The printer-applicators used by Palmer are installed in an inverted form. This means that the application pad is already extended by the time the product reaches the labeling station, and when a carton passes the applicator, the unit blows the label on from a 0.25" distance with a consistent label placement accuracy of ±0.03". With a regular tamp-blow configuration, the applicator arm extends and applies the label simultaneously. This alteration was made to keep pace with Palmer's custom conveyor set-up.

Two roller conveyor lines are set up next to each other in Palmer's warehouse. During peak times, each one is connected to additional conveyor extensions that run right up to truck loading docks. Orders are manually picked from a hard copy of the manifest and are loaded on the conveyors. Along the front end of each conveyor, where the cartons are loaded, the rollers are skewed, assuring the variable-sized cartons that make up a typical Palmer shipment will travel to a common guide rail on the applicator side of the conveyor.

Also along each conveyor, Palmer incorporates a Weber-supplied bar code laser scanner and pneumatically-controlled stop gate. The laser scanner is positioned directly before the stop gate and the printer-applicator, and it reads the UPC bar code that is preprinted on all Palmer cartons. The stop gate holds up the products while the scanner sends the bar code information to the PC.

The stop gate allows cartons to pass one at a time. If the product matches the manifest, the gate will drop and allow it to pass. Sensors identify when the next carton is approaching and then activate the gate again. Rollers on the opposite side of the gate roll faster than the ones preceding the gate to guarantee cartons clear the area in time for the gate to rise and block the next product in line. If a product does not tie into the manifest, the gate stays locked and a warning light on the printer-applicator flashes to signal the operator.

For better tracking of shipments going to EDI-based customers, Palmer dedicated one of the two shipping conveyor lines to labeling those orders. On this line, an additional bar code laser scanner was installed approximately two feet beyond the printer-applicator. By scanning the bar code labels after they're applied, this unit ensures that each carton in a customer order actually did receive a label, as well as guarantees that the correct serialized 128 bar code was printed and is readable.

Using a similar custom software package from Weber, communication between the PC and this second scanner is similar to the previous scanning checkpoint. Data is sent to the PC after each scan and is batched for uploading to Palmer's AS/400. From the AS/400, information is sent electronically to Palmer's EDI customers. ASNs are created as well.

To handle cartons that fail the scan, a rejection station was installed with an additional eight-foot, custom conveyor extending out from the main line. If a bad bar code (or no bar code) is detected, the scanner signals a decoder box on the rejection conveyor. The decoder raises the pneumatically-controlled conveyor belt several inches to guide the rejected carton off the main line and onto the rejection conveyor.

The rejected carton will trigger a photo-eye sensor next to the decoder box to lower the conveyor again and let subsequent cartons pass. The rejection process happens within seconds, and the timing can be adjusted through the software.

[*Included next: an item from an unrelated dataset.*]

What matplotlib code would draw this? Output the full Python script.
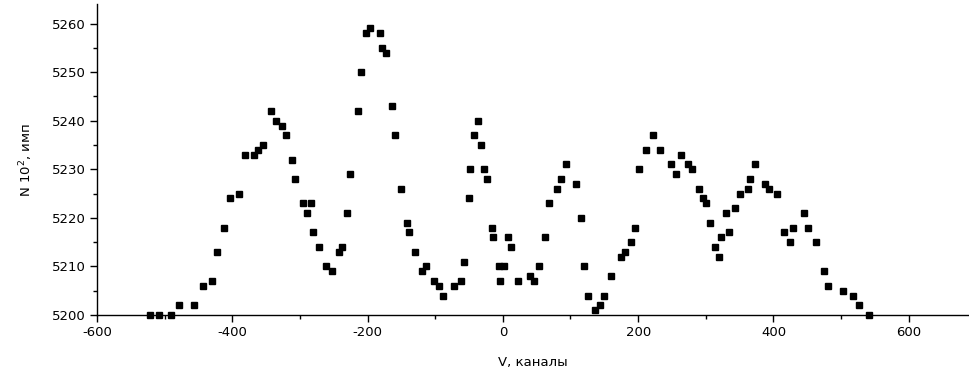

Palmer and Weber developed this rejection method in lieu of stopping the entire labeling operation if a bad bar code is scanned. The line is designed to stop automatically only if the rejection area becomes filled or, more specifically, only if enough cartons accumulate to block the photo-eye sensor.

Once all the products in an order are accounted for, labeled and scanned again, they are palletized and loaded onto trucks for shipping.